#### Task to carry out
Produce an exact copy of the lines below that run from the line containing "Clone this chart in D3.js." to the line containing "const yTicks = [0, 5, 10, 15, 20, 25];", inclusive; any picture is omitted.

#### Material to process
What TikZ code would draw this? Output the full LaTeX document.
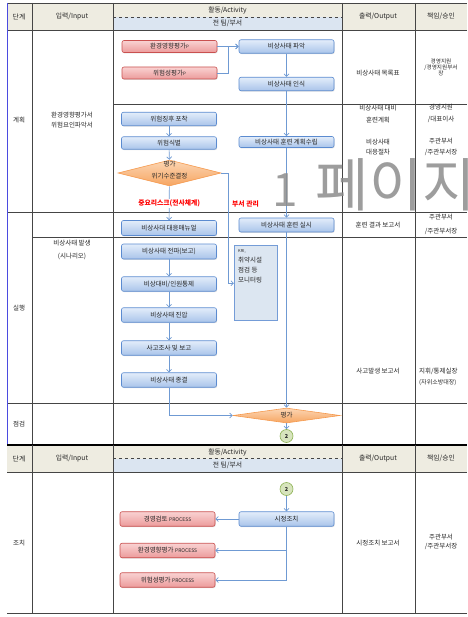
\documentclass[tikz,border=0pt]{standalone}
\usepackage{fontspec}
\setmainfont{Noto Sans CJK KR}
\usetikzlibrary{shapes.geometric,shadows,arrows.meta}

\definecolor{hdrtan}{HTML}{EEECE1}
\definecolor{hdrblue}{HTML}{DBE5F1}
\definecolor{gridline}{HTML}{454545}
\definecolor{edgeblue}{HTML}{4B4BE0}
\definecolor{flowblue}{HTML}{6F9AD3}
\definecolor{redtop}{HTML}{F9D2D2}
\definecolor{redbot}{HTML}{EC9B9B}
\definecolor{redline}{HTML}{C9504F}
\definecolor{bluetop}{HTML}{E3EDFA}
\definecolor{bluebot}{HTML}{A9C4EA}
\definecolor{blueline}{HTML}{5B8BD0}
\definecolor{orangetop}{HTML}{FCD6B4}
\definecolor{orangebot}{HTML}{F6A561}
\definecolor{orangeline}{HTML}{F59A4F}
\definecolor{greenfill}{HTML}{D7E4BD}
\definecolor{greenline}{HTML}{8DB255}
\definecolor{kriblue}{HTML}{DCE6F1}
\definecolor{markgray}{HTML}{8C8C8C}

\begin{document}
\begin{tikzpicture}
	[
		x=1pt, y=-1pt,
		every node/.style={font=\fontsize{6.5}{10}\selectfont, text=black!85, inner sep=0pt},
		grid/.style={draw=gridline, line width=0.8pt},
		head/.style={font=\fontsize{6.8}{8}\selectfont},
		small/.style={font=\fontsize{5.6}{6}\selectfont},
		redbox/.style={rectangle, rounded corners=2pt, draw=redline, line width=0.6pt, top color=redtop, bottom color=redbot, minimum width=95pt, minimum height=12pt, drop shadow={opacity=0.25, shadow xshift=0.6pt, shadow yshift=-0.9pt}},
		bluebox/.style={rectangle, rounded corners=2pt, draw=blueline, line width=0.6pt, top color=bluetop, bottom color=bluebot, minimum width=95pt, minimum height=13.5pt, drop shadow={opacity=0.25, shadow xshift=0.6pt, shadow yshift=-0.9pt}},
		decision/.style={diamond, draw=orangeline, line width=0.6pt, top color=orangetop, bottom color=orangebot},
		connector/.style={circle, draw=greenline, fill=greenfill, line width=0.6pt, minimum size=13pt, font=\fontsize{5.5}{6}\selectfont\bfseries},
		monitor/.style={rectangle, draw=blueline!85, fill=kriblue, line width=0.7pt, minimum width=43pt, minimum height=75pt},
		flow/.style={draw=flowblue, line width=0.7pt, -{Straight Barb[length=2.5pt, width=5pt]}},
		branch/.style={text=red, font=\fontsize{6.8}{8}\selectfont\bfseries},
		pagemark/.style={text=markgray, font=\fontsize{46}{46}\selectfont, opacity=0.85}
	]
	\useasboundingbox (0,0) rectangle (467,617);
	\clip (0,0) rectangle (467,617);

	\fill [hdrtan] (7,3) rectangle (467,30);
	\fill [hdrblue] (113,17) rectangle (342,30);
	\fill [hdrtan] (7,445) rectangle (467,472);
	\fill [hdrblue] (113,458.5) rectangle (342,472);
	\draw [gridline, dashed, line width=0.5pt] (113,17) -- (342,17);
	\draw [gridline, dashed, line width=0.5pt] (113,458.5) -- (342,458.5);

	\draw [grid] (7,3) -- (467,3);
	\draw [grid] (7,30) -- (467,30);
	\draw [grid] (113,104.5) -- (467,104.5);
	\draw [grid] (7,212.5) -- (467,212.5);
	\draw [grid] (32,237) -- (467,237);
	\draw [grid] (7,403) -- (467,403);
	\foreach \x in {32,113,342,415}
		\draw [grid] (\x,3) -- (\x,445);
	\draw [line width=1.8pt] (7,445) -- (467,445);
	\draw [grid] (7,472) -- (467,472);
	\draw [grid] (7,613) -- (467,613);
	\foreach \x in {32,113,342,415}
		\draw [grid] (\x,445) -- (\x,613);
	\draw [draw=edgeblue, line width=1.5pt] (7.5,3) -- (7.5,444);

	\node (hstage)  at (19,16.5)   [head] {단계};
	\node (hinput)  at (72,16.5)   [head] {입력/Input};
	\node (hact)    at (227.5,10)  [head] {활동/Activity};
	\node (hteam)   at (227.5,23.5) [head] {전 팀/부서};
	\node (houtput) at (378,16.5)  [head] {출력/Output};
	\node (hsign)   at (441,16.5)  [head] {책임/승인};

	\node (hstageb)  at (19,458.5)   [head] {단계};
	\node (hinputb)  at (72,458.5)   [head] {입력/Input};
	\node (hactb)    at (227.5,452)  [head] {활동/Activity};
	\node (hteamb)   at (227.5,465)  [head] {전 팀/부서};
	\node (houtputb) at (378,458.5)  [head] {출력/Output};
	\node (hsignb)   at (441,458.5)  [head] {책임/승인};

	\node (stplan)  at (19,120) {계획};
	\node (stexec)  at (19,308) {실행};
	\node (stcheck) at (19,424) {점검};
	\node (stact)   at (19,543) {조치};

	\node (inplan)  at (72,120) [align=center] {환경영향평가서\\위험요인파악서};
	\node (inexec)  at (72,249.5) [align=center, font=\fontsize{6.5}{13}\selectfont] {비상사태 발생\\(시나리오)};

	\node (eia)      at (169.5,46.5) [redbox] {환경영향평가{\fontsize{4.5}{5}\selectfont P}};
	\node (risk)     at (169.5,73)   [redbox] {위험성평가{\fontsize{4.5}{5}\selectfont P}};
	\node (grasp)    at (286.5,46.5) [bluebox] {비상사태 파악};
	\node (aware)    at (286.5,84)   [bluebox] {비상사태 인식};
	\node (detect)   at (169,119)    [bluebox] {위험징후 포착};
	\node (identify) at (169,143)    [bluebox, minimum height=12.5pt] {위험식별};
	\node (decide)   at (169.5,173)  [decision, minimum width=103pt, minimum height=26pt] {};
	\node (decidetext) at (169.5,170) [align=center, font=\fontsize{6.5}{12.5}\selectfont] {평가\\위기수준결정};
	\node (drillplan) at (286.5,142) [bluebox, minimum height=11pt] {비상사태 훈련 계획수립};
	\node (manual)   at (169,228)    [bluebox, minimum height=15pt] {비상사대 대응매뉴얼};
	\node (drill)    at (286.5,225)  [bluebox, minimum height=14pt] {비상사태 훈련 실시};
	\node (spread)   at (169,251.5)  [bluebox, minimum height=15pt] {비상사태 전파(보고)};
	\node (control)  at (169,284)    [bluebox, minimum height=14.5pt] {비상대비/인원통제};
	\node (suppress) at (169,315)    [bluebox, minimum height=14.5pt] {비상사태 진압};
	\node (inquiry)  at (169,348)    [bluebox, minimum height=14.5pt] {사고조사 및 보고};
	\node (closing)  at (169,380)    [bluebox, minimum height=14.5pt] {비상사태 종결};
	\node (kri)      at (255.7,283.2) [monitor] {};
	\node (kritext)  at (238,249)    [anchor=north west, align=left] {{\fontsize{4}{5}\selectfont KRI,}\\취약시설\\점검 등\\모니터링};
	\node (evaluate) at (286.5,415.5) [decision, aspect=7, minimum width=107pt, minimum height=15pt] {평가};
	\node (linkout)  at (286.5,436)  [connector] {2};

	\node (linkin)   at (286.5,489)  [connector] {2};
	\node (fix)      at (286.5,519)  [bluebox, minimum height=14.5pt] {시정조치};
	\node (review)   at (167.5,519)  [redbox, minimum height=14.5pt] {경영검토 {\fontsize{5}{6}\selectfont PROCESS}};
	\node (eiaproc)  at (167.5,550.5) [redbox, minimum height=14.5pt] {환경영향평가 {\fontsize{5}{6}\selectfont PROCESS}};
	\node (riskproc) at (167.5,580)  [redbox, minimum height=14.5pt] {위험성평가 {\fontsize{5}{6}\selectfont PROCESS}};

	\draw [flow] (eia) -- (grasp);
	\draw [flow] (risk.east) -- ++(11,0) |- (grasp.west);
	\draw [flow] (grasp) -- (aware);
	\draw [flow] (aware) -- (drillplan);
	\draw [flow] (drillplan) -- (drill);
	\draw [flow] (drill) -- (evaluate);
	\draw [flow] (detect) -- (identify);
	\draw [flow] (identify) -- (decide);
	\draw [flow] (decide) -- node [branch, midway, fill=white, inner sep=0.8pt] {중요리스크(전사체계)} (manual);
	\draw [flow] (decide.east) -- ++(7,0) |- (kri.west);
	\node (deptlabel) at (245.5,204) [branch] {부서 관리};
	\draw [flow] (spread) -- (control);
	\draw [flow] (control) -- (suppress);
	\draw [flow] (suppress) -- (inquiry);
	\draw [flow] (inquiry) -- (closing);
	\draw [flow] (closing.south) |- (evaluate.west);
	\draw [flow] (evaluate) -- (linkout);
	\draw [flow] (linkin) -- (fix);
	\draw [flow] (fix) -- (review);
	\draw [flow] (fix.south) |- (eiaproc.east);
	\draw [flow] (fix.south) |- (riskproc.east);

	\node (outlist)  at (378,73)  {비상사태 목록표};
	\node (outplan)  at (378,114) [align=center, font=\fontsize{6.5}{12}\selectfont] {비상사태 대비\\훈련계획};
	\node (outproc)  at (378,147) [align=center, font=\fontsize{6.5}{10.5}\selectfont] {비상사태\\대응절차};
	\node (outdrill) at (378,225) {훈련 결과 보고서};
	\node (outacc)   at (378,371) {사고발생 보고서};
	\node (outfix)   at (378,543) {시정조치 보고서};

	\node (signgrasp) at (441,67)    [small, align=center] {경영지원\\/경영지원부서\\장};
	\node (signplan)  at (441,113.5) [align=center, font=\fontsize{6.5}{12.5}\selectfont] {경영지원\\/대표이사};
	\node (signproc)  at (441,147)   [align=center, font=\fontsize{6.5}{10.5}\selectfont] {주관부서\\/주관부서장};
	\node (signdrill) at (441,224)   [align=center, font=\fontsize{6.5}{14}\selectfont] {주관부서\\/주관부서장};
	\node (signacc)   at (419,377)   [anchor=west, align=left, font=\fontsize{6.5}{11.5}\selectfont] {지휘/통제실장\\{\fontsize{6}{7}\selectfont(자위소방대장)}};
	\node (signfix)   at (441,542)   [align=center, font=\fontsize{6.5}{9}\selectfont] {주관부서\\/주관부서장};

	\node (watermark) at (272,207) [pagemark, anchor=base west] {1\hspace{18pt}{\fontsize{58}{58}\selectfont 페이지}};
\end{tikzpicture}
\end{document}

==

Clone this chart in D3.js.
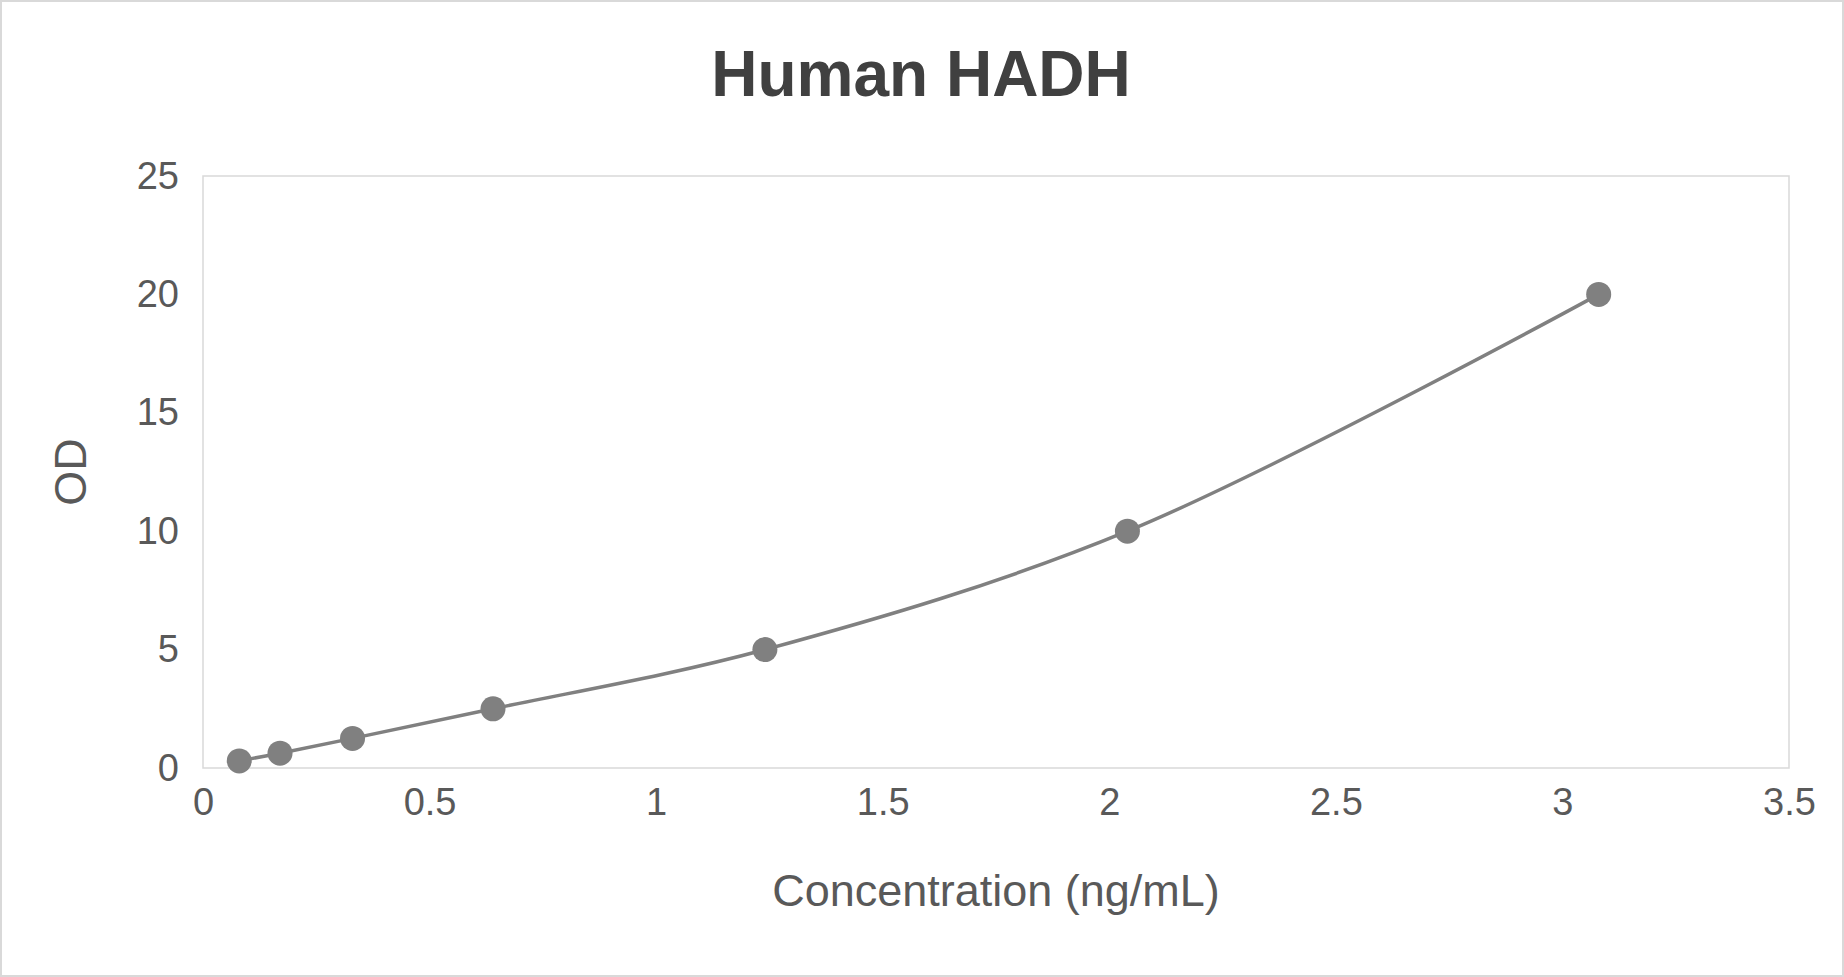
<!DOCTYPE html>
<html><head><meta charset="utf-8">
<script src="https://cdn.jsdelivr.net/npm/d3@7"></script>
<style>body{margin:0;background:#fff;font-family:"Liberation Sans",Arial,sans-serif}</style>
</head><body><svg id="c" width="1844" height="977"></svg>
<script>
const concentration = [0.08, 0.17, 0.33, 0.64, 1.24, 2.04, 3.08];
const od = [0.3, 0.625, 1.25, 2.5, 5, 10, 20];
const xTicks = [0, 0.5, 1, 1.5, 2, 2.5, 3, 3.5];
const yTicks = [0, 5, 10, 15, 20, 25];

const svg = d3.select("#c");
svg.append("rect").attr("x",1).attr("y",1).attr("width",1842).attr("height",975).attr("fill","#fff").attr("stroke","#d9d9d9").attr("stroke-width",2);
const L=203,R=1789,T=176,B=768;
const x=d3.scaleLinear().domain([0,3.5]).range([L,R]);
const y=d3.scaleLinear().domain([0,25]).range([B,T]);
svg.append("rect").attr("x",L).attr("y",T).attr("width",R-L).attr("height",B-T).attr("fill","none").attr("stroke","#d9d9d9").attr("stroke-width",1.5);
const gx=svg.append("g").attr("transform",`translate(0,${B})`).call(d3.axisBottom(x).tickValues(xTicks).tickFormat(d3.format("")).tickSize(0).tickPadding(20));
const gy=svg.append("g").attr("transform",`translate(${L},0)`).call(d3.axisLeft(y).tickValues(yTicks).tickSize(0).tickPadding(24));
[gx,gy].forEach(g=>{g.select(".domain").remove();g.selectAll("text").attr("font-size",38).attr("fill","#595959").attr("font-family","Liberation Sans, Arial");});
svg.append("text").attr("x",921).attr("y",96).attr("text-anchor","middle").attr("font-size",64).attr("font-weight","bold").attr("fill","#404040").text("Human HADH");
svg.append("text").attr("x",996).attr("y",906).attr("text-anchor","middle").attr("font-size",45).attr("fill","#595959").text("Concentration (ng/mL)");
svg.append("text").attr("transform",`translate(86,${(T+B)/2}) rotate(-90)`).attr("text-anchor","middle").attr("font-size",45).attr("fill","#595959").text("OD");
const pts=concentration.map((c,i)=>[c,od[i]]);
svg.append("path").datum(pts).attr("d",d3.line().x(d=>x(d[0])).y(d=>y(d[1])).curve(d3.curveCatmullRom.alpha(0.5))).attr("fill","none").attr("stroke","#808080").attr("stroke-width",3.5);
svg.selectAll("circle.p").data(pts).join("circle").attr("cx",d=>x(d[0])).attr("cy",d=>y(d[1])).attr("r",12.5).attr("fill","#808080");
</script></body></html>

#### Task response
Clone this chart in D3.js.
<!DOCTYPE html>
<html><head><meta charset="utf-8">
<script src="https://cdn.jsdelivr.net/npm/d3@7"></script>
<style>body{margin:0;background:#fff;font-family:"Liberation Sans",Arial,sans-serif}</style>
</head><body><svg id="c" width="1844" height="977"></svg>
<script>
const concentration = [0.08, 0.17, 0.33, 0.64, 1.24, 2.04, 3.08];
const od = [0.3, 0.625, 1.25, 2.5, 5, 10, 20];
const xTicks = [0, 0.5, 1, 1.5, 2, 2.5, 3, 3.5];
const yTicks = [0, 5, 10, 15, 20, 25];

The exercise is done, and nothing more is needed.